We raced back from Harvard in the late afternoon to meet the lads for the Red Sox game. Despite baseball being a god awful game to watch, It is a huge spectacle out in the states and I couldn’t pass up the opportunity to experience Fenway Park, especially with the Liverpool connection. We joined the hoards of fans on the train to Kenmore, it wasn’t the same carnival atmosphere you feel when travelling with football fans but i can’t deny there was a sense of excitement for the game ahead. We headed to the box office in hope of there being some cheap standing tickets left, we were in luck. However poor rock, paper, scissors skills meant that me and Paddy had to wait in line for them while the rest headed to the bar. As the first pitch arrived most of the fans headed in to the stadium, we decided, as the dedicated fans we are, to let the queue’s die down first and had another beer. So twenty minutes in to the game we made our move across the road and in to gate E. Having no idea were to go we headed to the nearest stand and stood there dumbstruck obstructing the view of countless fans behind us. Like a bunch of Japanese tourists in London we took out our cameras and snapped away until a now very angry fan told us to shift. Fenway park is a brilliant Stadium, unlike our traditional football stadiums it isn’t very symmetrical but it’s odd and unique shape gives it individuality. At night the stadium, it’s turf and the lights make for an awesome scene. Our seats, it turned out were up in the gods with an awful view of a rather awful game. Paddy spied a line of five seats right down on one of the lower stands with an unbelievable view. We cheekily helped ourselves and no one batted and eyelid. Shane Victorino smashed a home run out of the park just as we sat down, I’d like to think that he was saving that until we had a good view. However that was about as exciting as the game got, as awesome as the stadium is to look at the atmosphere just isn’t the same as a football game and we quickly became board. After an hour we decided to head back to the bar, but not until we’d annoyed more fans with our snapshot behaviour. Bloody tourists.
We found ourselves, once again, in an Irish bar, the Lansdown. The evening is a pleasant blur of beer, dancing and a distinct memory of Ste busking outside at 4am.
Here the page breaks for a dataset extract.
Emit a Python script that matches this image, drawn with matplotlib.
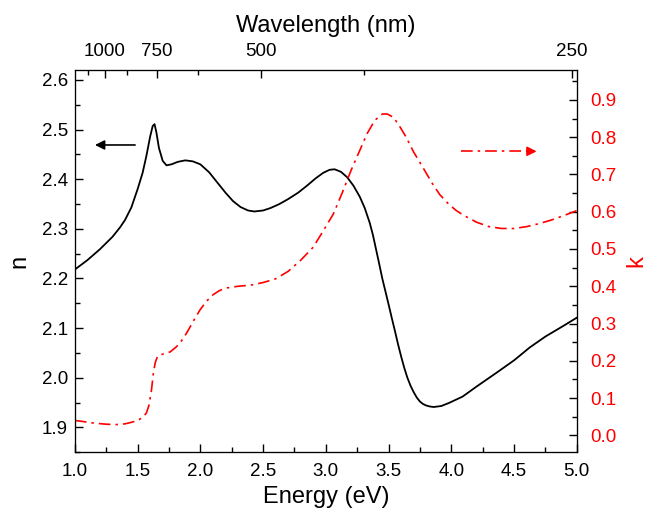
import numpy as np
import matplotlib
matplotlib.use('Agg')
import matplotlib.pyplot as plt
from matplotlib.ticker import MultipleLocator

plt.rcParams['font.family'] = ['Liberation Sans', 'DejaVu Sans']

# refractive index n (black solid)
energy_n = [1.00, 1.10, 1.20, 1.30, 1.36, 1.40, 1.45, 1.50, 1.54, 1.57, 1.60, 1.62,
            1.635, 1.65, 1.67, 1.70, 1.73, 1.77, 1.82, 1.88, 1.94, 2.00, 2.07, 2.13,
            2.20, 2.26, 2.32, 2.38, 2.43, 2.50, 2.56, 2.63, 2.70, 2.78, 2.85, 2.92,
            2.98, 3.03, 3.07, 3.12, 3.17, 3.22, 3.27, 3.31, 3.35, 3.375, 3.40, 3.425,
            3.45, 3.475, 3.50, 3.525, 3.55, 3.575, 3.60, 3.625, 3.65, 3.675, 3.70,
            3.725, 3.75, 3.775, 3.80, 3.83, 3.86, 3.92, 3.98, 4.09, 4.20, 4.36,
            4.50, 4.625, 4.75, 4.89, 5.00]
n_vals = [2.218, 2.237, 2.259, 2.284, 2.303, 2.318, 2.343, 2.380, 2.413, 2.447, 2.486, 2.507,
          2.511, 2.494, 2.463, 2.437, 2.428, 2.430, 2.435, 2.438, 2.436, 2.430, 2.414, 2.395,
          2.373, 2.356, 2.344, 2.337, 2.335, 2.337, 2.342, 2.350, 2.360, 2.373, 2.387, 2.402,
          2.413, 2.419, 2.420, 2.415, 2.404, 2.387, 2.365, 2.342, 2.312, 2.288, 2.259, 2.230,
          2.200, 2.174, 2.148, 2.121, 2.095, 2.068, 2.043, 2.020, 2.000, 1.984, 1.971,
          1.960, 1.952, 1.947, 1.944, 1.942, 1.941, 1.943, 1.949, 1.962, 1.982, 2.010,
          2.035, 2.061, 2.083, 2.104, 2.121]

# extinction coefficient k (red dash-dot)
energy_k = [1.00, 1.07, 1.15, 1.25, 1.33, 1.40, 1.45, 1.50, 1.54, 1.57, 1.59, 1.61,
            1.625, 1.64, 1.66, 1.70, 1.76, 1.81, 1.86, 1.90, 1.95, 2.00, 2.05, 2.10,
            2.15, 2.20, 2.30, 2.40, 2.50, 2.60, 2.70, 2.80, 2.90, 3.00, 3.06, 3.13,
            3.20, 3.27, 3.33, 3.39, 3.45, 3.49, 3.54, 3.59, 3.64, 3.70, 3.78, 3.85,
            3.91, 3.98, 4.04, 4.10, 4.20, 4.30, 4.40, 4.50, 4.60, 4.70, 4.80, 4.90, 5.00]
k_vals = [0.040, 0.037, 0.033, 0.030, 0.029, 0.031, 0.035, 0.040, 0.048, 0.060, 0.080, 0.120,
          0.165, 0.195, 0.213, 0.218, 0.224, 0.238, 0.258, 0.280, 0.310, 0.338, 0.360, 0.377,
          0.388, 0.395, 0.400, 0.403, 0.410, 0.420, 0.440, 0.470, 0.505, 0.560, 0.594, 0.650,
          0.710, 0.764, 0.810, 0.845, 0.862, 0.862, 0.853, 0.828, 0.800, 0.760, 0.715, 0.675,
          0.645, 0.620, 0.603, 0.590, 0.572, 0.560, 0.555, 0.555, 0.560, 0.568, 0.578, 0.590, 0.603]

wl_major = [1000, 750, 500, 250]
wl_minor = [1125, 875, 625, 375]
HC = 1239.84  # eV*nm

dashdot = (0, (7, 3, 1.5, 3))

fig = plt.figure(figsize=(6.51, 5.15), dpi=100)
ax = fig.add_axes([0.115, 0.122, 0.771, 0.742])
ax.plot(energy_n, n_vals, color='black', lw=1.3)
ax.set_xlim(1.0, 5.0)
ax.set_ylim(1.85, 2.62)
ax.xaxis.set_major_locator(MultipleLocator(0.5))
ax.xaxis.set_minor_locator(MultipleLocator(0.25))
ax.yaxis.set_minor_locator(MultipleLocator(0.05))
ax.set_xticklabels([f"{v:.1f}" for v in ax.get_xticks()])
ax.set_yticks(np.arange(1.9, 2.61, 0.1))
ax.set_yticklabels([f"{v:.1f}" for v in np.arange(1.9, 2.61, 0.1)])
ax.tick_params(which='both', direction='in', labelsize=13.5, top=False, right=False)
ax.tick_params(which='major', length=6, width=1)
ax.tick_params(which='minor', length=3.5, width=1)
ax.tick_params(axis='x', pad=8)
ax.tick_params(axis='y', pad=5)
ax.set_xlabel('Energy (eV)', fontsize=17, labelpad=4)
ax.set_ylabel('n', fontsize=17, labelpad=8)

# arrow pointing to the n axis
ax.annotate('', xy=(1.16, 2.469), xytext=(1.48, 2.469),
            arrowprops=dict(arrowstyle='-|>', color='black', lw=1.2,
                            mutation_scale=14, shrinkA=0, shrinkB=0))

ax2 = ax.twinx()
ax2.plot(energy_k, k_vals, color='red', lw=1.2, linestyle=dashdot)
ax2.set_ylim(-0.045, 0.98)
ax2.set_yticks(np.arange(0.0, 0.91, 0.1))
ax2.set_yticklabels([f"{v:.1f}" for v in np.arange(0.0, 0.91, 0.1)])
ax2.yaxis.set_minor_locator(MultipleLocator(0.05))
ax2.tick_params(which='both', direction='in', labelsize=13.5, labelcolor='red', pad=10)
ax2.tick_params(which='major', length=6, width=1)
ax2.tick_params(which='minor', length=3.5, width=1)
ax2.set_ylabel('k', fontsize=17, color='red', labelpad=6)

# arrow pointing to the k axis
ax2.plot([4.08, 4.62], [0.762, 0.762], color='red', lw=1.2, linestyle=dashdot)
ax2.annotate('', xy=(4.68, 0.762), xytext=(4.60, 0.762),
             arrowprops=dict(arrowstyle='-|>', color='red', lw=1.2,
                             mutation_scale=14, shrinkA=0, shrinkB=0))

# top wavelength axis
ax3 = ax.twiny()
ax3.set_xlim(ax.get_xlim())
ax3.set_xticks([HC / w for w in wl_major])
ax3.set_xticklabels([str(w) for w in wl_major])
ax3.set_xticks([HC / w for w in wl_minor], minor=True)
ax3.tick_params(which='both', direction='in', labelsize=13.5, pad=7)
ax3.tick_params(which='major', length=6, width=1)
ax3.tick_params(which='minor', length=3.5, width=1)
ax3.set_xlabel('Wavelength (nm)', fontsize=17, labelpad=8)

fig.savefig('out.png', dpi=100)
I left Boston the next morning with a hangover. But more importantly i left with amazing memories of a city perfect for travellers looking to experience modern American culture. A creative concoction of italian flavours, irish beer, american spirit and an unforgettable accent. Boston oozes cool, it’s exploding with history and overflowing with beautiful architecture. It’s people are friendly, interesting and desperate to share their city with you. It’s the city that helped to shape America and now it’s a shining example of what America has become.